Warning that Cyprus has reached its limit, Interior Minister Constantinos Petrides, has urged all EU member states to submit their pledges for relocating 5,000 asylum seekers in a bid to ease the pressure on the island and diffuse serious challenges faced by the authorities and the social structure.
“As one of the guardians of the union’s external borders, we remain committed towards our obligations deriving from international and European acquis,” Petrides said in a letter. “Nonetheless, I have to admit that our capabilities and resources are beyond the point of exhaustion and we are at risk of not being able to help those who are really in need of protection,” he added.
“I hereby urge all member states to submit their pledges for relocating 5,000 persons from Cyprus, on the basis of bilateral agreements, and with priority given to vulnerable persons, in order to significantly alleviate the disproportionate pressures and severe challenges faced, both by the authorities, but also the social structures of the country. Financial support for the implementation of the scheme should become available in line with existing instruments,” the minister said.
In the letter, sent on Monday to EU Commissioner for Migration, Home Affairs and Citizenship, Dimitris Avramopoulos and to his counterparts in the EU, Petrides said Cyprus is currently hosting around 9,000 persons to whom protection has been granted in the past few years.
Syrian nationals, as prima facie persons in need of protection, have accounted for over 26 per cent of the overall migratory influx of Cyprus since 2016, Petrides said.
Around 8,500 persons arrived on the island from Turkey or through the north between 2015-2019.
The number coming to Cyprus and applying for asylum between January and June 2019 is nearly 7,000, while the backlog of applications awaiting examination has increased to almost 15,000, despite the additional staff hired by the asylum service.

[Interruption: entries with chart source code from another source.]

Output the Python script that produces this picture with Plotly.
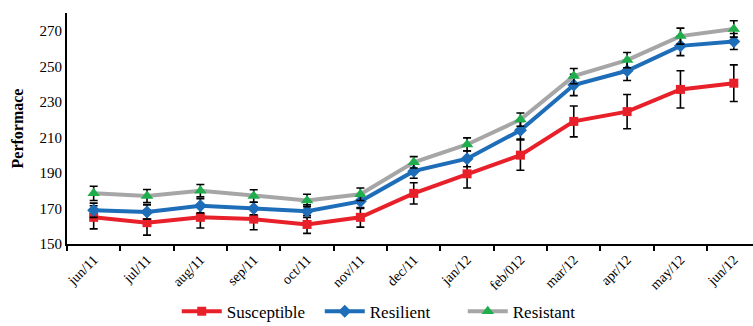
import plotly.graph_objects as go

months = ["jun/11", "jul/11", "aug/11", "sep/11", "oct/11", "nov/11", "dec/11",
          "jan/12", "feb/012", "mar/12", "apr/12", "may/12", "jun/12"]

susceptible = [165, 162, 165, 164, 161, 165, 178.5, 189.5, 200, 219, 224.5, 237, 240.5]
susceptible_err = [6.5, 7, 6, 6, 5, 5.5, 6, 8, 8.5, 8.7, 9.6, 10.5, 10.3]

resilient = [169, 168, 171.5, 170, 168.5, 174, 191, 198, 214, 239.5, 247.5, 261.5, 264]
resilient_err = [4, 4, 4, 3.5, 3.5, 4, 4, 4.5, 5, 6, 5.5, 5.5, 4.5]

resistant = [178.5, 177, 180, 177, 174.5, 178, 196, 206, 220, 244.5, 253.5, 267, 271]
resistant_err = [4, 3.7, 3.5, 3.5, 3.5, 3.5, 3.2, 3.7, 3.7, 4.3, 4.3, 4.5, 4.6]

series = [
    ("Susceptible", susceptible, susceptible_err, "#E8202A", "#E8202A", "square", 9),
    ("Resilient", resilient, resilient_err, "#1E6DB8", "#1E6DB8", "diamond", 10),
    ("Resistant", resistant, resistant_err, "#A6A6A6", "#1FAE4B", "triangle-up", 11),
]

SERIF = "Liberation Serif"

fig = go.Figure()
for name, vals, errs, line_color, marker_color, symbol, size in series:
    fig.add_trace(go.Scatter(
        x=months, y=vals, name=name, mode="lines+markers",
        line=dict(color=line_color, width=4),
        marker=dict(color=marker_color, symbol=symbol, size=size),
        error_y=dict(type="data", array=errs, color="black", thickness=1.6, width=4),
    ))

fig.update_layout(
    width=753, height=326,
    margin=dict(l=67, r=0, t=13, b=82, autoexpand=False),
    paper_bgcolor="white", plot_bgcolor="white",
    font=dict(family=SERIF, color="black"),
    showlegend=True,
    legend=dict(orientation="h", x=0.16, xanchor="left", y=-0.215, yanchor="top",
                font=dict(family=SERIF, size=17), itemwidth=40, tracegroupgap=0,
                entrywidth=88),
    xaxis=dict(type="category", range=[-0.5, 12.36], showline=True, linecolor="black",
               linewidth=2, ticks="outside", tickson="boundaries", ticklen=5,
               tickcolor="black", tickwidth=2, tickangle=-45,
               tickfont=dict(family=SERIF, size=14), showgrid=False, zeroline=False),
    yaxis=dict(range=[150, 280], tickvals=[150, 170, 190, 210, 230, 250, 270],
               showline=True, linecolor="black", linewidth=2, ticks="",
               tickfont=dict(family=SERIF, size=15), showgrid=False, zeroline=False,
               title=dict(text="<b>Performace</b>", font=dict(family=SERIF, size=16),
                          standoff=12)),
)

fig.write_html("out.html")
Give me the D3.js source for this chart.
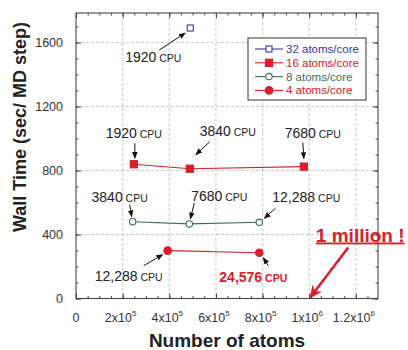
<!DOCTYPE html>
<html><head><meta charset="utf-8">
<script src="https://cdn.jsdelivr.net/npm/d3@7"></script>
<style>
html,body{margin:0;padding:0;background:#fff;}
svg{display:block;font-family:"Liberation Sans",Arial,sans-serif;}
</style></head>
<body><svg id="c" width="408" height="350"></svg>
<script>
// ---- data ----
const seriesNames = ["32 atoms/core", "16 atoms/core", "8 atoms/core", "4 atoms/core"];
const atoms32 = [490000];
const time32  = [1690];
const atoms16 = [248000, 488000, 977000];
const time16  = [839, 811, 824];
const atoms8  = [243000, 486000, 786000];
const time8   = [480, 466, 476];
const atoms4  = [393000, 786000];
const time4   = [299, 286];
const cpu32 = ["1920"];
const cpu16 = ["1920", "3840", "7680"];
const cpu8  = ["3840", "7680", "12,288"];
const cpu4  = ["12,288", "24,576"];
const xTicks = [0, 200000, 400000, 600000, 800000, 1000000, 1200000];
const xTickBase = ["0", "2x10", "4x10", "6x10", "8x10", "1x10", "1.2x10"];
const xTickExp  = ["", "5", "5", "5", "5", "6", "6"];
const yTicks = [0, 400, 800, 1200, 1600];

// ---- layout ----
const svg = d3.select("#c");
const L = 76, R = 378, T = 13, B = 298.5;
const x = d3.scaleLinear().domain([0, 1295000]).range([L, R]);
const y = d3.scaleLinear().domain([0, 1784]).range([B, T]);

const RED = "#d8202a", BLUE = "#3535a5", GREEN = "#3f7050", DARK = "#222";

// defs
const defs = svg.append("defs");
defs.append("marker").attr("id","ah").attr("viewBox","0 0 10 10").attr("refX",9).attr("refY",5)
  .attr("markerWidth",7).attr("markerHeight",7).attr("markerUnits","userSpaceOnUse").attr("orient","auto")
  .append("path").attr("d","M0,1 L10,5 L0,9 Z").attr("fill","#111");
defs.append("marker").attr("id","ahr").attr("viewBox","0 0 10 10").attr("refX",9).attr("refY",5)
  .attr("markerWidth",13).attr("markerHeight",13).attr("markerUnits","userSpaceOnUse").attr("orient","auto")
  .append("path").attr("d","M0,0.5 L10,5 L0,9.5 L3,5 Z").attr("fill",RED);

// grid
const g = svg.append("g");
g.selectAll(".gx").data(xTicks.slice(1)).join("line")
  .attr("x1",d=>x(d)).attr("x2",d=>x(d)).attr("y1",T).attr("y2",B)
  .attr("stroke","#bbb").attr("stroke-width",0.8).attr("stroke-dasharray","3,2");
g.selectAll(".gy").data(yTicks.slice(1)).join("line")
  .attr("y1",d=>y(d)).attr("y2",d=>y(d)).attr("x1",L).attr("x2",R)
  .attr("stroke","#bbb").attr("stroke-width",0.8).attr("stroke-dasharray","3,2");

// axes with inward ticks, all four sides
const xMinor = d3.range(0, 1295001, 50000);
const yMinor = d3.range(0, 1784, 100);
function addAxis(axisGen, tr){
  const a = svg.append("g").attr("transform",tr).call(axisGen);
  a.select(".domain").remove();
  a.selectAll("text").remove();
  a.selectAll("line").attr("stroke","#444");
  return a;
}
addAxis(d3.axisBottom(x).tickValues(xMinor).tickSize(-2.5), `translate(0,${B})`);
addAxis(d3.axisBottom(x).tickValues(xTicks).tickSize(-5), `translate(0,${B})`);
addAxis(d3.axisTop(x).tickValues(xMinor).tickSize(-2.5), `translate(0,${T})`);
addAxis(d3.axisTop(x).tickValues(xTicks).tickSize(-5), `translate(0,${T})`);
addAxis(d3.axisLeft(y).tickValues(yMinor).tickSize(-2.5), `translate(${L},0)`);
addAxis(d3.axisLeft(y).tickValues(yTicks).tickSize(-5), `translate(${L},0)`);
addAxis(d3.axisRight(y).tickValues(yMinor).tickSize(-2.5), `translate(${R},0)`);
addAxis(d3.axisRight(y).tickValues(yTicks).tickSize(-5), `translate(${R},0)`);

svg.append("rect").attr("x",L).attr("y",T).attr("width",R-L).attr("height",B-T)
  .attr("fill","none").attr("stroke","#444").attr("stroke-width",1.1);

// tick labels
svg.selectAll(".yl").data(yTicks).join("text")
  .attr("x",L-13).attr("y",d=>y(d)+4.5).attr("text-anchor","end")
  .attr("font-size",12.5).attr("fill","#333").text(d=>d);
const xl = svg.selectAll(".xl").data(xTicks).join("text")
  .attr("x",(d,i)=>x(d) + (xTickExp[i] ? -2 : 0)).attr("y",322).attr("text-anchor","middle")
  .attr("font-size",12.5).attr("fill","#333");
xl.append("tspan").text((d,i)=>xTickBase[i]);
xl.append("tspan").attr("font-size",8).attr("dy",-6).text((d,i)=>xTickExp[i]);

// axis titles
svg.append("text").attr("x",227).attr("y",347).attr("text-anchor","middle")
  .attr("font-size",19).attr("font-weight","bold").attr("fill","#222").text("Number of atoms");
svg.append("text").attr("transform","translate(26,127) rotate(-90)").attr("text-anchor","middle")
  .attr("font-size",18).attr("font-weight","bold").attr("fill","#222").text("Wall Time (sec/ MD step)");

// series
const line = d3.line().x(d=>x(d[0])).y(d=>y(d[1]));
const S = [
  {xs:atoms32, ys:time32, c:BLUE, m:"sq", fill:"#fff"},
  {xs:atoms16, ys:time16, c:RED, m:"sq", fill:RED},
  {xs:atoms8, ys:time8, c:GREEN, m:"ci", fill:"#fff"},
  {xs:atoms4, ys:time4, c:RED, m:"ci", fill:RED}
];
function marker(sel, s, cx, cy){
  if (s.m==="sq"){
    const h = s.fill==="#fff" ? 3 : 3.6;
    sel.append("rect").attr("x",cx-h).attr("y",cy-h).attr("width",2*h).attr("height",2*h)
      .attr("fill",s.fill).attr("stroke",s.c).attr("stroke-width",1.1);
  } else {
    sel.append("circle").attr("cx",cx).attr("cy",cy).attr("r", s.fill==="#fff"?3.2:3.8)
      .attr("fill",s.fill).attr("stroke",s.c).attr("stroke-width",1.1);
  }
}
S.forEach(s=>{
  const pts = s.xs.map((v,i)=>[v, s.ys[i]]);
  svg.append("path").attr("d",line(pts)).attr("fill","none").attr("stroke",s.c).attr("stroke-width",1.1);
  pts.forEach(p=>marker(svg, s, x(p[0]), y(p[1])));
});

// annotations (offsets in px relative to the data point)
const ann = [
  {px:atoms32[0], py:time32[0], t:cpu32[0], dx:-37, dy:34, a:[-31,22,-5,5], col:DARK, bold:false},
  {px:atoms16[0], py:time16[0], t:cpu16[0], dx:0, dy:-26, a:[1,-21,1,-6], col:DARK, bold:false},
  {px:atoms16[1], py:time16[1], t:cpu16[1], dx:38, dy:-33, a:[20,-27,6,-14], col:DARK, bold:false},
  {px:atoms16[2], py:time16[2], t:cpu16[2], dx:9, dy:-29, a:[-1,-24,0,-8], col:DARK, bold:false},
  {px:atoms8[0], py:time8[0], t:cpu8[0], dx:-13, dy:-20, a:[-3,-17,-1,-5], col:DARK, bold:false},
  {px:atoms8[1], py:time8[1], t:cpu8[1], dx:30, dy:-23, a:[5,-21,1,-5], col:DARK, bold:false},
  {px:atoms8[2], py:time8[2], t:cpu8[2], dx:47, dy:-20, a:[16,-14,5,-4], col:DARK, bold:false},
  {px:atoms4[0], py:time4[0], t:cpu4[0], dx:-39, dy:30, a:[-24,15,-5,4], col:DARK, bold:false},
  {px:atoms4[1], py:time4[1], t:cpu4[1], dx:-6, dy:29, a:[9,13,4,5], col:RED, bold:true}
];
ann.forEach(d=>{
  const cx = x(d.px), cy = y(d.py);
  const tx = svg.append("text").attr("x",cx+d.dx).attr("y",cy+d.dy).attr("text-anchor","middle")
    .attr("fill",d.col).attr("font-weight",d.bold?"bold":"normal");
  tx.append("tspan").attr("font-size",14).text(d.t);
  tx.append("tspan").attr("font-size",10.5).text(" CPU");
  svg.append("line").attr("x1",cx+d.a[0]).attr("y1",cy+d.a[1]).attr("x2",cx+d.a[2]).attr("y2",cy+d.a[3])
    .attr("stroke","#111").attr("stroke-width",1).attr("marker-end","url(#ah)");
});

// 1 million
const mx = x(1000000), my = y(0);
svg.append("text").attr("x",mx+51).attr("y",my-57).attr("text-anchor","middle")
  .attr("font-size",19).attr("font-weight","bold").attr("fill",RED)
  .attr("text-decoration","underline").text("1 million !");
svg.append("line").attr("x1",mx+39).attr("y1",my-51).attr("x2",mx+1).attr("y2",my-1)
  .attr("stroke",RED).attr("stroke-width",2.6).attr("marker-end","url(#ahr)");

// legend
const lg = svg.append("g");
lg.append("rect").attr("x",248).attr("y",38).attr("width",118).attr("height",62)
  .attr("fill","#fff").attr("stroke","#333").attr("stroke-width",1);
const legCols = [BLUE, RED, GREEN, RED];
seriesNames.forEach((n,i)=>{
  const yy = 49 + i*13.8;
  lg.append("line").attr("x1",255).attr("x2",283).attr("y1",yy).attr("y2",yy)
    .attr("stroke",S[i].c).attr("stroke-width",1.1);
  marker(lg, S[i], 269, yy);
  lg.append("text").attr("x",286).attr("y",yy+4).attr("font-size",11.5)
    .attr("fill",legCols[i]).text(n);
});
</script></body></html>
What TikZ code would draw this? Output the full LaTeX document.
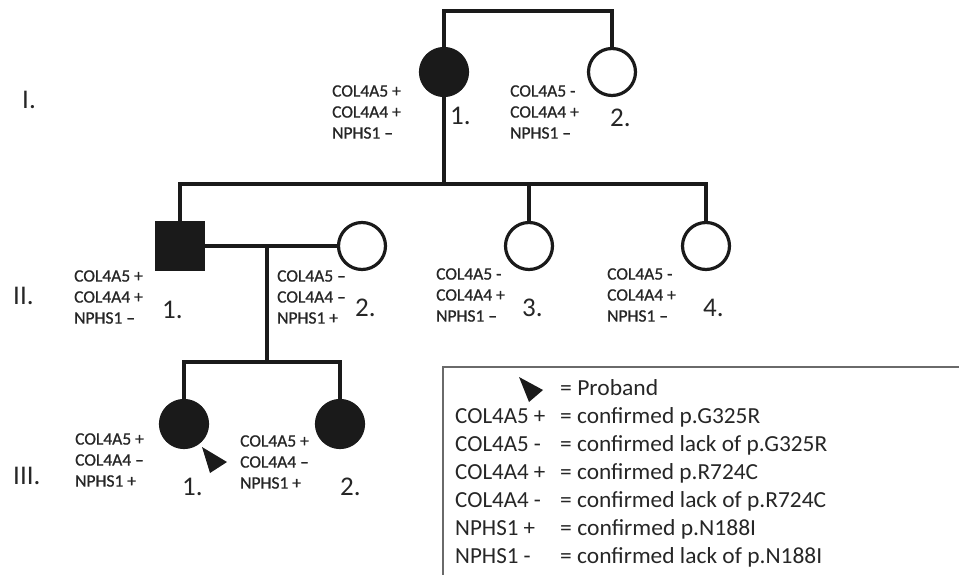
\documentclass[tikz,border=0pt]{standalone}
\usepackage{fontspec}
\usepackage{graphicx}
\setmainfont{Carlito}
\newfontfamily\genefont[FakeBold=0.8]{Carlito}
\definecolor{ink}{HTML}{1A1A1A}
\definecolor{txt}{HTML}{262626}
\definecolor{boxgray}{HTML}{6A6A6A}
\newcommand{\fitw}[2]{\resizebox{#1pt}{\height}{#2}}
\begin{document}
\begin{tikzpicture}[x=1pt,y=-1pt,
  line/.style={line width=4pt, draw=ink},
  fem/.style={circle, minimum size=47pt, inner sep=0pt, line width=3.2pt, draw=ink, fill=white},
  femaff/.style={fem, fill=ink},
  maleaff/.style={rectangle, minimum size=47pt, inner sep=0pt, line width=3.2pt, draw=ink, fill=ink},
  gene/.style={font=\genefont\fontsize{17.5}{21}\selectfont, align=left, anchor=west, inner sep=0pt, text=txt},
  num/.style={font=\fontsize{27}{30}\selectfont, anchor=west, inner sep=0pt, text=txt},
  gen/.style={font=\fontsize{27}{30}\selectfont, anchor=west, inner sep=0pt, text=txt},
  leg/.style={font=\fontsize{23}{28}\selectfont, anchor=base west, inner sep=0pt, text=txt}]
\useasboundingbox (0,0) rectangle (959,575);

% individuals
\node[femaff] (i1) at (444,72) {};
\node[fem] (i2) at (612,72) {};
\node[maleaff] (ii1) at (180,246) {};
\node[fem] (ii2) at (362,246) {};
\node[fem] (ii3) at (529,246) {};
\node[fem] (ii4) at (706,246) {};
\node[femaff] (iii1) at (184,424) {};
\node[femaff] (iii2) at (340,424) {};

% connector coordinates
\coordinate (top) at (528,11);
\coordinate (sib2) at (444,184);
\coordinate (mate) at (267,246);
\coordinate (sib3) at (267,362);

% connectors
\draw[line] (i1.north) |- (top) -| (i2.north);
\draw[line] (i1.south) -- (sib2);
\draw[line] (ii1.north) |- (sib2);
\draw[line] (sib2) -| (ii3.north);
\draw[line] (sib2) -| (ii4.north);
\draw[line] (ii1.east) -- (ii2.west);
\draw[line] (mate) -- (sib3);
\draw[line] (iii1.north) |- (sib3);
\draw[line] (sib3) -| (iii2.north);

% generation numerals
\node[gen] (gI) at (22,100) {I.};
\node[gen] (gII) at (13,296) {II.};
\node[gen] (gIII) at (13,476) {III.};

% genotype labels
\node[gene] (l_i1) at (332,112) {COL4A5 +\\COL4A4 +\\NPHS1 –};
\node[gene] (l_i2) at (510,112) {COL4A5 -\\COL4A4 +\\NPHS1 –};
\node[gene] (l_ii1) at (74,297) {COL4A5 +\\COL4A4 +\\NPHS1 –};
\node[gene] (l_ii2) at (277,297) {COL4A5 –\\COL4A4 –\\NPHS1 +};
\node[gene] (l_ii3) at (436,295) {COL4A5 -\\COL4A4 +\\NPHS1 –};
\node[gene] (l_ii4) at (607,295) {COL4A5 -\\COL4A4 +\\NPHS1 –};
\node[gene] (l_iii1) at (75,460) {COL4A5 +\\COL4A4 –\\NPHS1 +};
\node[gene] (l_iii2) at (240,462) {COL4A5 +\\COL4A4 –\\NPHS1 +};

% individual numbers
\node[num] (n_i1) at (450,116) {1.};
\node[num] (n_i2) at (610,118) {2.};
\node[num] (n_ii1) at (162,310) {1.};
\node[num] (n_ii2) at (355,308) {2.};
\node[num] (n_ii3) at (522,308) {3.};
\node[num] (n_ii4) at (703,308) {4.};
\node[num] (n_iii1) at (182,487) {1.};
\node[num] (n_iii2) at (340,487) {2.};

% proband arrow
\fill[ink] (202,447) -- (227,462) -- (210,473) -- cycle;

% legend
\coordinate (lb) at (443,575);
\coordinate (rt) at (959,367);
\draw[boxgray, line width=1.6pt] (lb) |- (rt);
\fill[ink] (519,377) -- (543,390) -- (529,402) -- cycle;
\node[leg] (lg0) at (560,395) {\fitw{98}{= Proband}};
\node[leg] (lg1a) at (455,423) {COL4A5 +};
\node[leg] (lg1b) at (560,423) {\fitw{200}{= confirmed p.G325R}};
\node[leg] (lg2a) at (455,451) {COL4A5 -};
\node[leg] (lg2b) at (560,451) {\fitw{267}{= confirmed lack of p.G325R}};
\node[leg] (lg3a) at (455,479) {COL4A4 +};
\node[leg] (lg3b) at (560,479) {\fitw{198}{= confirmed p.R724C}};
\node[leg] (lg4a) at (455,507) {COL4A4 -};
\node[leg] (lg4b) at (560,507) {\fitw{266}{= confirmed lack of p.R724C}};
\node[leg] (lg5a) at (455,535) {NPHS1 +};
\node[leg] (lg5b) at (560,535) {\fitw{196}{= confirmed p.N188I}};
\node[leg] (lg6a) at (455,563) {NPHS1 -};
\node[leg] (lg6b) at (560,563) {\fitw{262}{= confirmed lack of p.N188I}};
\end{tikzpicture}
\end{document}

Petrides said despite repeated pleas for solidarity, Cyprus has not benefited from any relocation scheme so far.
In his three-page letter, Petrides said, that arrivals in the Eastern and Western Mediterranean route continue to steadily increase, noting that in the absence of a truly holistic agreement that will enable adequate management of the migratory influx to the EU, Cyprus is in urgent need of immediate assistance, given the unprecedent high number of arrivals.
Petrides said Turkey systematically refused to cooperate with the Republic on the matter. The occupation of the northern part of the island by Turkey made it impossible to implement any measures seeking to reduce the migratory influx, he added.
The minister reiterated that Cyprus remained the top receiving member state of first-time asylum applications in proportion to its population for the third consecutive year.
He said it was very likely that the systematic increase of arrivals would continue or even reach a further peak, as has been the case for the past three years.
“Despite a series of measures that have been taken with a view to strengthen our asylum system and its capacities, the disproportionate pressures of the past three consecutive years have reached a peak of 130 per cent increase in the first six months of 2019,” he said.